Anyone who then returns to the UK has to isolate for 14 days, under the government’s existing rules.

There have been a number of reports that the UK will form “air bridge” agreements with certain countries to allow people to travel there and not isolate on their return – but a list has yet to be published.

Greece has re-opened its borders to some foreign travellers – except those from Sweden and the UK, who have been told they cannot fly to the country until 15 July.

Lib Dem MP Alistair Carmichael raised concerns about Mr Johnson’s travel in the Commons, when discussing the expected announcement on air bridges.

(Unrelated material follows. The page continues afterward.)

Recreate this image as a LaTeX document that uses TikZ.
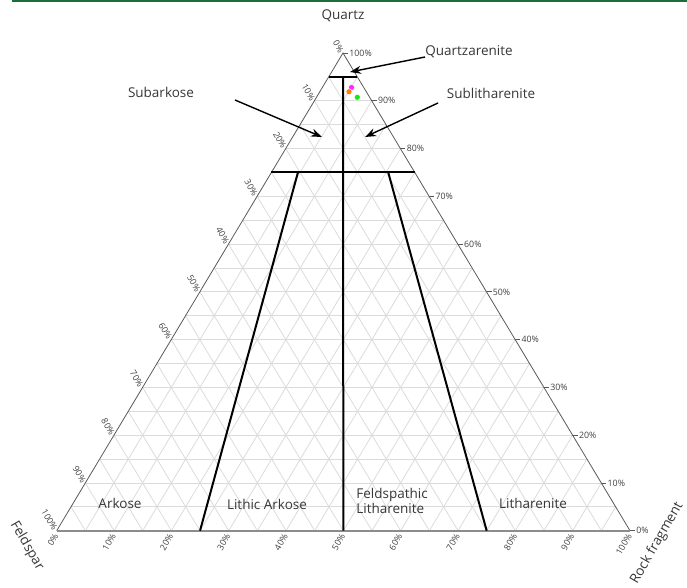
\documentclass[tikz,border=0pt]{standalone}
\usepackage{fontspec}
\setmainfont{Open Sans}
\usetikzlibrary{calc,arrows.meta}
\definecolor{bandgreen}{RGB}{27,110,60}
\definecolor{labelgray}{RGB}{55,55,55}
\definecolor{dotmagenta}{RGB}{255,40,255}
\definecolor{dotorange}{RGB}{255,125,10}
\definecolor{dotgreen}{RGB}{20,235,20}
\begin{document}
\begin{tikzpicture}[x=1pt,y=-1pt,
  gridline/.style={draw=black!14, line width=0.8pt},
  edge/.style={draw=black!65, line width=0.8pt},
  field/.style={draw, line width=2pt},
  pointer/.style={draw, line width=1.4pt, -{Stealth[length=11pt,width=8pt]}},
  rocklabel/.style={text=labelgray, font=\fontsize{13.5}{15}\selectfont, align=left},
  ticklabel/.style={text=black!75, font=\fontsize{8.8}{10}\selectfont, inner sep=1pt},
  sample/.style={circle, draw=white, line width=0.4pt, inner sep=0pt, minimum size=6pt}]
\useasboundingbox (0,0) rectangle (687,587);
\draw[bandgreen, line width=2.5pt] (12,1) -- (687,1);
% corners
\coordinate (Q) at (343,53);
\coordinate (F) at (56.7,530.7);
\coordinate (R) at (630,530.7);
% grid every 5%
\foreach \i in {1,...,19}{
  \path[gridline] ($(F)!\i/20!(Q)$) -- ($(R)!\i/20!(Q)$);
  \path[gridline] ($(F)!\i/20!(R)$) -- ($(F)!\i/20!(Q)$);
  \path[gridline] ($(R)!\i/20!(F)$) -- ($(R)!\i/20!(Q)$);
}
\path[edge] (F) -- (Q) -- (R);
\path[edge, draw=black!45, line width=1.6pt] (F) -- (R);
% axis ticks
\foreach \i in {0,...,10}{
  \pgfmathtruncatemacro{\pc}{10*\i}
  \coordinate (qt) at ($(R)!\i/10!(Q)$);
  \draw[edge] (qt) -- ++(5,0) node[ticklabel, anchor=west] {\pc\%};
  \coordinate (ft) at ($(Q)!\i/10!(F)$);
  \node[ticklabel, rotate=-60, anchor=east] at ($(ft)+(-1,0)$) {\pc\%};
  \coordinate (rt) at ($(F)!\i/10!(R)$);
  \node[ticklabel, rotate=60, anchor=east] at ($(rt)+(0,3)$) {\pc\%};
}
% axis titles
\node[rocklabel] (qtitle) at (343,16) {Quartz};
\node[rocklabel, rotate=-60, inner sep=1pt] (ftitle) at (27,546) {Feldspar};
\node[rocklabel, rotate=60, inner sep=1pt] (rtitle) at (657,543) {Rock fragment};
% class boundaries
\coordinate (q95l) at ($(F)!0.95!(Q)$);
\coordinate (q95r) at ($(R)!0.95!(Q)$);
\coordinate (q75l) at ($(F)!0.75!(Q)$);
\coordinate (q75r) at ($(R)!0.75!(Q)$);
\coordinate (top mid) at ($(q95l)!0.5!(q95r)$);
\coordinate (base mid) at ($(F)!0.5!(R)$);
\coordinate (la top) at ($(q75l)!0.185!(q75r)$);
\coordinate (la base) at ($(F)!0.25!(R)$);
\coordinate (lt top) at ($(q75l)!0.815!(q75r)$);
\coordinate (lt base) at ($(F)!0.75!(R)$);
\path[field] (q95l) -- (q95r);
\path[field] (q75l) -- (q75r);
\path[field] (top mid) -- (base mid);
\path[field] (la top) -- (la base);
\path[field] (lt top) -- (lt base);
% class names
\node[rocklabel] (qa) at (469,52) {Quartzarenite};
\node[rocklabel] (sl) at (491,93) {Sublitharenite};
\node[rocklabel] (sa) at (161,92) {Subarkose};
\node[rocklabel] (ak) at (120,503) {Arkose};
\node[rocklabel] (la) at (267,504) {Lithic Arkose};
\node[rocklabel] (fl) at (392,501) {Feldspathic\\Litharenite};
\node[rocklabel] (lt) at (533,503) {Litharenite};
% pointers
\coordinate (qa start) at (425,57);
\coordinate (qa tip) at (350,72);
\coordinate (sl start) at (438,103);
\coordinate (sl tip) at (365,137);
\coordinate (sa start) at (235,100);
\coordinate (sa tip) at (322,137);
\path[pointer] (qa start) -- (qa tip);
\path[pointer] (sl start) -- (sl tip);
\path[pointer] (sa start) -- (sa tip);
% samples
\node[sample, fill=dotmagenta] (s1) at (351.5,87.5) {};
\node[sample, fill=dotorange] (s2) at (349,91.7) {};
\node[sample, fill=dotgreen] (s3) at (357.3,97.3) {};
\end{tikzpicture}
\end{document}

He said: “It might be an announcement that could be made by the prime minister, who could then explain his views on the fact that apparently his own father has jetted off in defiance of the guidance to Greece.”

Referencing reasons given by Boris Johnson’s most senior aide, Dominic Cummings, when he was accused of breaking the lockdown rules in March, Mr Carmichael added: “Maybe, I don’t know, he just needed an eye test or something like that, but I think we would all welcome an explanation.”

Answering for the government, Commons leader Jacob Rees-Mogg said: “I seem to remember somewhere in the Bible that the sins of the father will be visited on the son, but I don’t remember it ever being the other way round.

“I think the the honourable gentleman is really fishing desperately to try and make any criticism of the PM.”